Renowned economist, Port resident, Irwin Kellner dies at 83

Renowned economist, Port resident, Irwin Kellner dies at 83
Irwin Kellner. The well-known economist and longtime resident of Port Washington North passed away on July 31 at the age of 83 following a long battle with Parkinson's disease, according to his family. (Photo courtesy of Lori Kellner)

Irwin Kellner, a distinguished economist and longtime resident of Port Washington North, died at 83 on July 31 after a long battle with Parkinson’s disease, his family announced.

Kellner was born on Oct. 4, 1938, in Brooklyn. He met his wife, Ann, at a dance in 1958; the two got married in 1961.

Together, they raised two children: Lori and Shari. He later became a grandfather to Sam, Marli and Olivia. He also had a strong relationship with his son-in-law Jeff; the two would frequently go golfing and discuss the stock market.

Initially, Kellner intended to pursue a career in automotive design. He transitioned towards economics after that didn’t work out.

He earned a bachelor’s and master’s degree in economics from Brooklyn College, as well as a doctor of philosophy degree in economics from the New School for Social Research.

His daughter Lori said that despite switching from wanting to pursue art to finance, he never lost his creative side. She added he wasn’t like other people in his field.

“He loved meeting people,” she said. “He loved talking about [economics] and he made it easy to understand and that was the best part.”

Kellner had a successful career as a financial columnist and economist. During which he was published, cited and made TV appearances on CNN, CNBC, ABC, News12 and other networks.

He worked as an editor at Businessweek magazine; as a research analyst for Philip Morris Inc.; as chair of economics at Hofstra University; as president of Kellner Economics; and as an economist with Manufacturers Hanover Trust Company and its successors as they merged with Chemical Bank and Chase Manhattan Bank.

But, more important than his work, was his family. Lori said he tried to support and be present for his children and grandchildren every chance he had. She said being a grandfather was Kellner’s greatest role.

“Every morning here, even when he when he was sick, he was constantly talking about the kids,” she said. “Just telling stories from when they were little — that was his life. He was a good family man.”

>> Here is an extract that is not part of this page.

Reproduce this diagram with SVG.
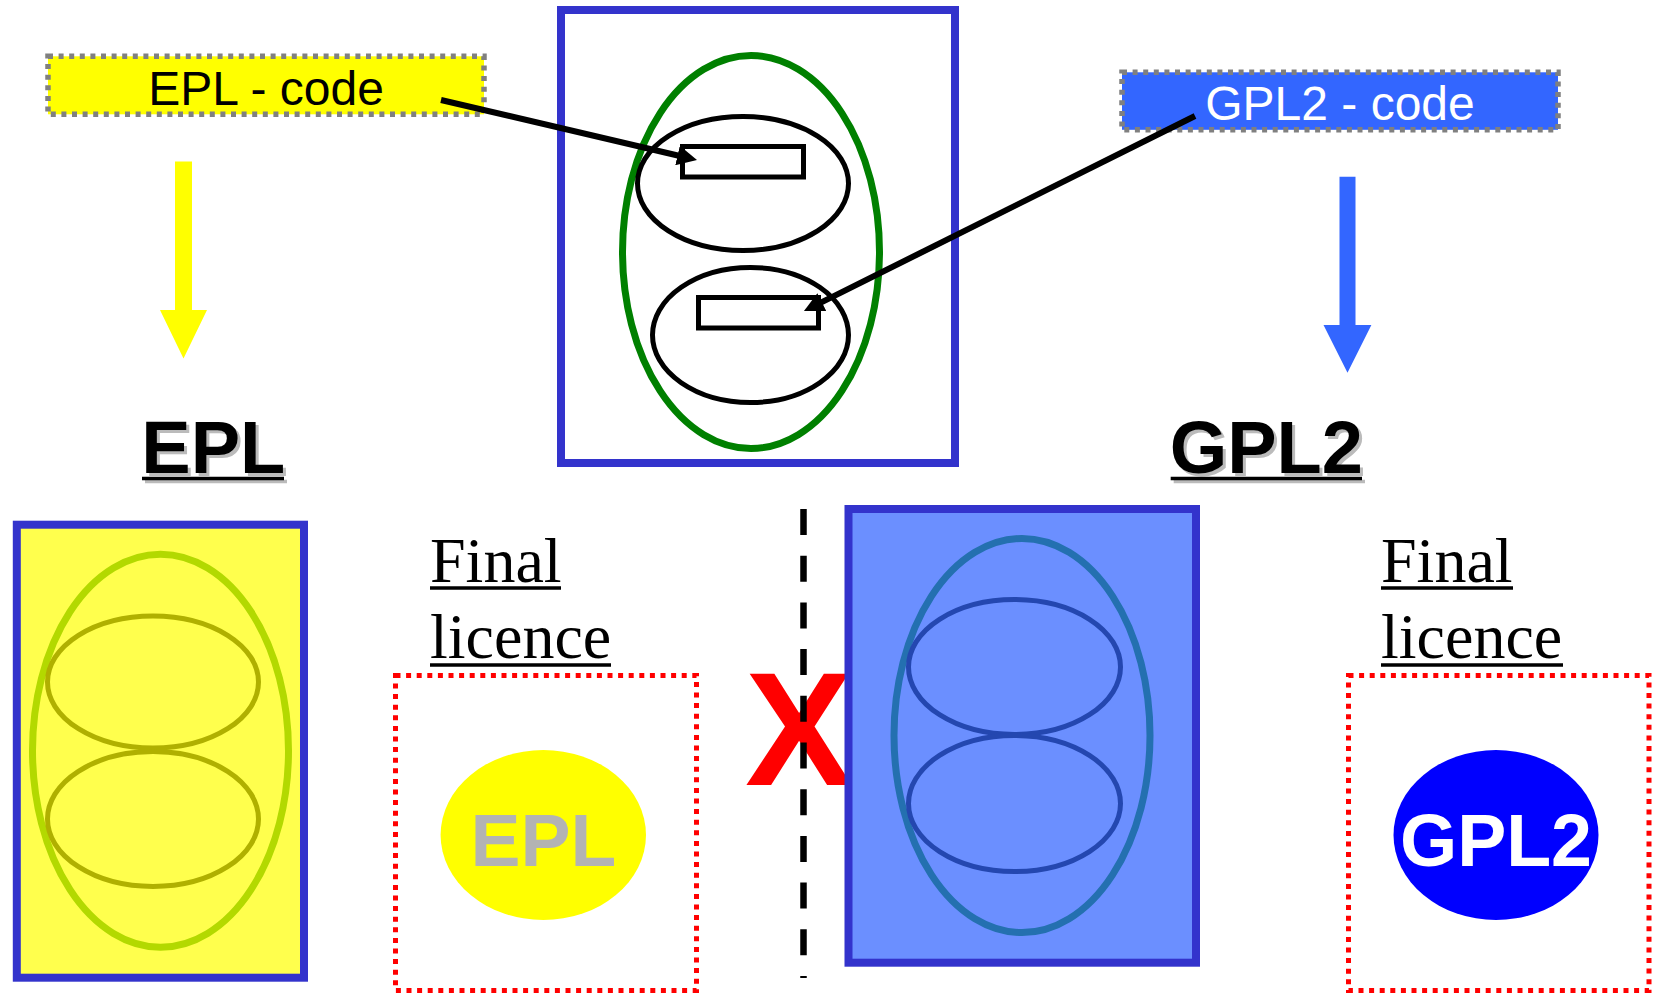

He also had a close relationship with his father-in-law after losing his father when he was young. They both had a strong passion for professional wrestling. As Kellner made more connections, the two met wrestling legends like Andre the Giant, Hulk Hogan and Freddie Blassie during monthly shows at Madison Square Garden.

“It’s funny, how you can think somebody is a serious finance guy but his thing was professional wrestling, he loved golf and his grandchildren,” said Lori. “He was a mush.”

He was also devoted to his community. In June, the Port Washington North Board of Trustees honored Kellner for his five decades of service on the village’s planning board.

He joined Port North’s planning board on April 3, 1972, and served until the end of his term in April 2022.

Kellner helped to transform the village into what it is now, according to Mayor Robert Weitzner.

“Now, therefore, be it proclaimed that Irwin Kellner be honored this day and henceforth for the wisdom and good counsel he so generously shared with the village of Port Washington North for an unprecedented 50 years,” he read to attendees.

Kellner died peacefully at home in his sleep. His wife Ann, children Lori and Shari, son-in-law Jeff and grandchildren Sam, Marli and Olivia survive him.

His family asks anyone who wishes to make a donation in his memory to do so to the Michael J. Fox Foundation for Parkinson’s research.